Through a series of legal letters from the city's attorneys, there have been numerous questions raised about the operators of the club and their ability to open the establishment, especially after the 2010 murder of Terry Stephenson, which is whom the city entered into a federal settlement agreement after Stephenson filed a First Amendment lawsuit in 2008.
"One of the things they would like to do is operate under the auspices of the settlement agreement the city entered into... with Trident Operations and the Oasis of Destin," Shirley said. "The issue has arisen over a somewhat complicated corporate history behind this entity and the complicated history of the business ownership."
City leaders agreed and approved Shirley's motion to move forward with the declaratory judgment with no discussion on the matter and a unanimous vote.
Prior to the meeting, representatives from the proposed club attempted to clarify the ownership concerns through an Aug. 30 letter, which detailed how the applicants obtained ownership and an influential interest in Trident Operations.
But that attempt to clarify ownership didn't satisfy the city's legal team.
"Frankly, we've had a number of exchanges of information, and frankly it's been very carefully reviewed by myself and our counsel from Orlando," Shirley told city leaders. "We're not convinced that the information is conclusive and quite frankly we don't have the ability to vet the authenticity of that information through the administrative process."
Ustick’s letter to local attorney Dana Matthews, who represents the strip club, stated that the city has deemed the strip club application "incomplete." She wrote that the application was "otherwise denied until such times as the issues identified herein are resolved to the satisfaction of this office." As part of her letter, Ustick writes that "this denial is without prejudice," and that the applicant can resubmit their application if the they prove they have the “legal right” to open the club under the settlement agreement.

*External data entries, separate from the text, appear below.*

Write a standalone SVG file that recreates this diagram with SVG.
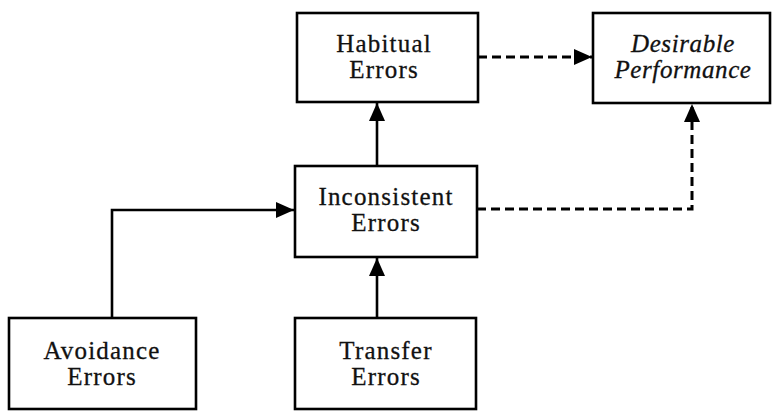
<svg xmlns="http://www.w3.org/2000/svg" width="772" height="411" viewBox="0 0 772 411">
<style>
.box{fill:#fff;stroke:#000;stroke-width:2.6}
.t{font-family:"Liberation Serif","Times New Roman",serif;font-size:25px;fill:#111;text-anchor:middle;letter-spacing:1.2px;stroke:#111;stroke-width:0.3}
.it{font-style:italic;letter-spacing:0.6px}
.ln{fill:none;stroke:#000;stroke-width:2.6}
.dash{stroke-width:3;stroke-dasharray:9,5}
</style>
<defs>
<marker id="ah" viewBox="0 0 18 16" refX="18" refY="8" markerWidth="18" markerHeight="16" markerUnits="userSpaceOnUse" orient="auto">
<path d="M0,0 L18,8 L0,16 Z" fill="#000"/>
</marker>
</defs>
<rect width="772" height="411" fill="#fff"/>
<g id="connectors">
<path class="ln dash" d="M478,57 L592,57" marker-end="url(#ah)"/>
<path class="ln" d="M377,166 L377,103" marker-end="url(#ah)"/>
<path class="ln dash" d="M477,209 L692,209 L692,104" marker-end="url(#ah)"/>
<path class="ln" d="M112,318 L112,210 L294,210" marker-end="url(#ah)"/>
<path class="ln" d="M377,318 L377,258" marker-end="url(#ah)"/>
</g>
<g id="habitual">
<rect class="box" x="297" y="13" width="181" height="89"/>
<text class="t" x="384" y="52">Habitual</text>
<text class="t" x="384" y="78">Errors</text>
</g>
<g id="desirable">
<rect class="box" x="593" y="13" width="177" height="90"/>
<text class="t it" x="683" y="52">Desirable</text>
<text class="t it" x="683" y="78">Performance</text>
</g>
<g id="inconsistent">
<rect class="box" x="295" y="166" width="182" height="91"/>
<text class="t" x="386" y="205">Inconsistent</text>
<text class="t" x="386" y="231">Errors</text>
</g>
<g id="avoidance">
<rect class="box" x="9" y="318" width="187" height="91"/>
<text class="t" x="102" y="359" letter-spacing="2">Avoidance</text>
<text class="t" x="102" y="385">Errors</text>
</g>
<g id="transfer">
<rect class="box" x="295" y="318" width="181" height="91"/>
<text class="t" x="386" y="359">Transfer</text>
<text class="t" x="386" y="385">Errors</text>
</g>
</svg>
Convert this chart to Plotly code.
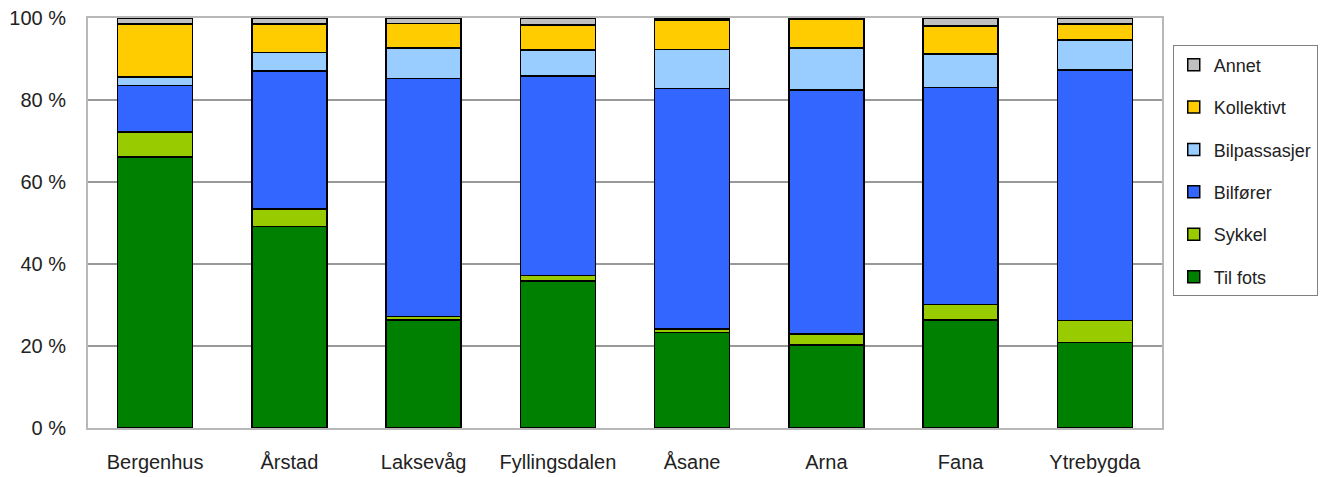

When reached for comment, Matthews declined to comment on the matter.
As for a resolution, the city does not know how long it will take for a judge to review the case.
"There is no way of knowing how long this will take once it's in the circuit courts hands," Ustick said.
City Manager Maryann Ustick denied the strip club application based on five issues:
· Whether or not the current applicants have the legal right to open the club under the settlement agreement.
· Ownership of Trident Operations by Destin AR, LLC, which is owned/controlled by other individuals, cannot be verified as it relates to the application.
· The interior layout plan contains elements and dimensions that are reliant on the settlement agreement, but are not consistent with the requirements of a city ordinance that governs sexually oriented businesses.
· Operators of the proposed club plan to sell alcohol, which is only allowed as it relates to the settlement agreement.
· There may be "other" operations that club owners plan to engage in that are allowed under the settlement agreement, but not under city ordinance.